The ELBO can be given analytically in this case as:
\[\text{ELBO}(M, S) = -\frac{1}{2\sigma^2}
\left(
\sum _ n \|Y _ n - M^\top \phi(X _ n)\| _ 2^2
+ \phi(X _ n)^\top \mathrm{diag}(SS^\top)\phi(X _ n)
\right)
- \frac{ND}{2} \log 2\pi\sigma^2
- \sum _ {k,d} \frac{1}{2}\left(
s^{-2}\sigma _ {k,d}^2 + s^{-2}m _ {k,d}^2 - 1 + \log\left(\frac{s^2}{\sigma _ {k,d}^2}\right)
\right)\]
Given that this yields the optimal approximate posterior as
\[p(W \mid X,Y) \approx q^\ast _ {M,S}(W) = \mathcal N(W; M^\ast, S^\ast)\]
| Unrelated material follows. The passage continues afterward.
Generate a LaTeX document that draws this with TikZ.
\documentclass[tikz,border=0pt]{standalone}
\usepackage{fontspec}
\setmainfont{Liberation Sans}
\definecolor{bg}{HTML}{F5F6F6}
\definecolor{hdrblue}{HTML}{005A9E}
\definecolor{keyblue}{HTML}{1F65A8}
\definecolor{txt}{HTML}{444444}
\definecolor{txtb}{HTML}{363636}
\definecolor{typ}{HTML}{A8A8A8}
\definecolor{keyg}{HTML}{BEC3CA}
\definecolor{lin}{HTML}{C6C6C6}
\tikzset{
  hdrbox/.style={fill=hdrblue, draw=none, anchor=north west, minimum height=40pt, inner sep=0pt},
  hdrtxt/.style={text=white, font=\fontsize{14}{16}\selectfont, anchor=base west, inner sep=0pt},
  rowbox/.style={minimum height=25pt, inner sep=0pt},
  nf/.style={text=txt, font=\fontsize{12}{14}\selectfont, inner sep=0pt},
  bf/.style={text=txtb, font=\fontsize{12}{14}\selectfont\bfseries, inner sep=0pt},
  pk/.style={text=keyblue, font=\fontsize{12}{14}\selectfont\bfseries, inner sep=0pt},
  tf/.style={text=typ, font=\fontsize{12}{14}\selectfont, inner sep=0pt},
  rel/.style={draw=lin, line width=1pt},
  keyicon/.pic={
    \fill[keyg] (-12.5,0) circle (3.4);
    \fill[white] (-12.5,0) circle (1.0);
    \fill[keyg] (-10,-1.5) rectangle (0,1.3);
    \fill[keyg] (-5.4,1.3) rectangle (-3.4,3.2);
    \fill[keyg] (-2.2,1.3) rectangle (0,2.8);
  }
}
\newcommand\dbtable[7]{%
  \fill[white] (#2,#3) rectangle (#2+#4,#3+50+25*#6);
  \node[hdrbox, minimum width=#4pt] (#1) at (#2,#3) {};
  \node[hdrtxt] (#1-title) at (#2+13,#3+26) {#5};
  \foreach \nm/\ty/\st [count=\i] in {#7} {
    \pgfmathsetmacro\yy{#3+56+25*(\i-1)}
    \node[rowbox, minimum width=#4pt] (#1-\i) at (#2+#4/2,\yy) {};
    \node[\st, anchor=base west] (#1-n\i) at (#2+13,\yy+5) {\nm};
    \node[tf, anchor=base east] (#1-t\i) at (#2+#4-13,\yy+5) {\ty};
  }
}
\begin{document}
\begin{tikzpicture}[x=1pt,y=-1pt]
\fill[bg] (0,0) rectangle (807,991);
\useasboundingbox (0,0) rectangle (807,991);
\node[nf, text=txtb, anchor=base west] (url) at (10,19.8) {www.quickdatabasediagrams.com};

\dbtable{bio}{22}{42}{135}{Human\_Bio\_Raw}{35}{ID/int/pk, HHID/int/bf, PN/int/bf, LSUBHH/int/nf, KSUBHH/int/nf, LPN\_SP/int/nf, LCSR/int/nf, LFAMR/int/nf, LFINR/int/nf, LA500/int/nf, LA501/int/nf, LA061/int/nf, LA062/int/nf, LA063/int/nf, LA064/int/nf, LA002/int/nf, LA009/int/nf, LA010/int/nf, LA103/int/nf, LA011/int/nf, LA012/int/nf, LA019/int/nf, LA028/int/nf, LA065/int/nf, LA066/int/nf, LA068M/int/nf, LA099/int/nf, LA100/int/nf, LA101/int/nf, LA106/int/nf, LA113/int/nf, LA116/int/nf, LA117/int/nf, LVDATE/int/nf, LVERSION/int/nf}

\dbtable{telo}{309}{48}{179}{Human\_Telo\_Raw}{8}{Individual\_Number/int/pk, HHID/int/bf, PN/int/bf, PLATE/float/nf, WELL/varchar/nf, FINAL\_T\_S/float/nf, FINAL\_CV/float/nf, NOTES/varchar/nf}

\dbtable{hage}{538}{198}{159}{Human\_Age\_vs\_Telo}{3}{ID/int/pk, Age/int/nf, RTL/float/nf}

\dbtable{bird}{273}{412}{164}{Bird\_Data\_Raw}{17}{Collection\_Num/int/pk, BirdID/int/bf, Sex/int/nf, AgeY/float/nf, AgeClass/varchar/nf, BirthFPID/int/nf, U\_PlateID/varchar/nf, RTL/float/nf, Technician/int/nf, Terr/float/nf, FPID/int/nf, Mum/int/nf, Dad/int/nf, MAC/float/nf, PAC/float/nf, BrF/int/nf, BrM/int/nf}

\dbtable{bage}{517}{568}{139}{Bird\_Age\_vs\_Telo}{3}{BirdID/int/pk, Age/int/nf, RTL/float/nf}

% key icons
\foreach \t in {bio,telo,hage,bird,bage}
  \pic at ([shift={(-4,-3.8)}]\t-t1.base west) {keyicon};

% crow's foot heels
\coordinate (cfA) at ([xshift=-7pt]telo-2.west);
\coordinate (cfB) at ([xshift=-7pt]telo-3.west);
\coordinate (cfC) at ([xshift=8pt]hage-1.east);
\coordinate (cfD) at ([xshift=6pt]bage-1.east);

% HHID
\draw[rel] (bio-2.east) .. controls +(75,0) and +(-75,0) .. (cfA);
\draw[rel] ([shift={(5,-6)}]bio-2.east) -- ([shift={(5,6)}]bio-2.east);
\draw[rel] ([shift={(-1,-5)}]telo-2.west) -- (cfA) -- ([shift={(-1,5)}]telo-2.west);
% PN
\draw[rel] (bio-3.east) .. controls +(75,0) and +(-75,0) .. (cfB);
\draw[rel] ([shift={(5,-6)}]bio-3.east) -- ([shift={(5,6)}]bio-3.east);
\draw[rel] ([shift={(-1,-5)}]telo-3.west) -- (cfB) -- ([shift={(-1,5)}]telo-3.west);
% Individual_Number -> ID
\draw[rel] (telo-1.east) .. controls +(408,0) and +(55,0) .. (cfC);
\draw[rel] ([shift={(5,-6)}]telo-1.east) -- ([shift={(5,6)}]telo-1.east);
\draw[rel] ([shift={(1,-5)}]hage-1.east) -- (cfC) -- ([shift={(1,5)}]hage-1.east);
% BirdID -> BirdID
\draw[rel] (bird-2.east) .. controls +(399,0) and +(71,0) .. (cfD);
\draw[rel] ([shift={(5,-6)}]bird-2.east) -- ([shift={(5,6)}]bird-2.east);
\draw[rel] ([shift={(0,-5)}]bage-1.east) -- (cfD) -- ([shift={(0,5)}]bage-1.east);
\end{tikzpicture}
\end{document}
where $M^\ast, S^\ast$ are the parameters that maximise the ELBO, what does the predictive distribution $p(y^\ast \mid x^\ast, X, Y)$ look like? What is this similar to?
This is almost identical to the predictive distribution in the exact Gaussian posterior setting, but now we are using the approximate mean and variance instead.